Sábado de la V Semana de Cuaresma
Sabedor de la amenaza que se cierne sobre él, Jesús decide
alejarse del ruido. Se retira al desierto, recordando otros episodios de la
historia de Israel, a un espacio de encuentro consigo mismo, con el Padre y con
los discípulos. El desierto es un espacio necesario en la vida del creyente. Se
acerca el culmen y hay que prepararse.
Juan 11, 45-57
En aquel tiempo, muchos judíos que habían venido a casa de
María, al ver lo que había hecho Jesús, creyeron en él.

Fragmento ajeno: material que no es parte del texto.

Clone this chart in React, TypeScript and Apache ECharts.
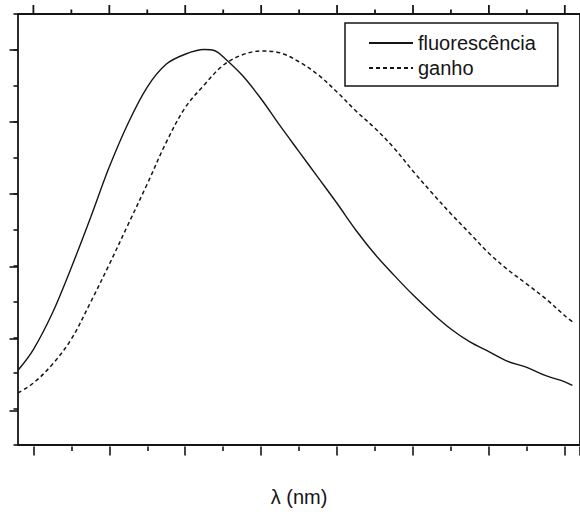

Pero algunos acudieron
a los fariseos y les contaron lo que había hecho Jesús.
Los sumos sacerdotes y los fariseos convocaron el Sanedrín
y dijeron:
«¿Qué hacemos? Este hombre hace muchos signos. Si lo
dejamos seguir, todos creerán en él, y vendrán los romanos y nos destruirán el
lugar santo y la nación».
Uno de ellos, Caifás, que era sumo sacerdote aquel año,
les dijo:
«Vosotros no entendéis ni palabra; no comprendéis que os
conviene que uno muera por el pueblo, y que no perezca la nación entera».
Esto no lo dijo por propio impulso, sino que, por ser sumo
sacerdote aquel año, habló proféticamente, anunciando que Jesús iba a morir por
la nación; y no sólo por la nación, sino también para reunir a los hijos de
Dios dispersos.
Y aquel día decidieron darle muerte. Por eso Jesús ya no
andaba públicamente entre los judíos, sino que se retiró a la región vecina al
desierto, a una ciudad llamada Efraín, y pasaba allí el tiempo con los
discípulos.
Se acercaba la Pascua de los judíos, y muchos de aquella
región subían a Jerusalén, antes de la Pascua, para purificarse. Buscaban a
Jesús y, estando en el templo, se preguntaban:
«¿Qué os parece? ¿Vendrá a la fiesta?»
Los sumos sacerdotes y fariseos habían mandado que el que
se enterase de dónde estaba les avisara para prenderlo.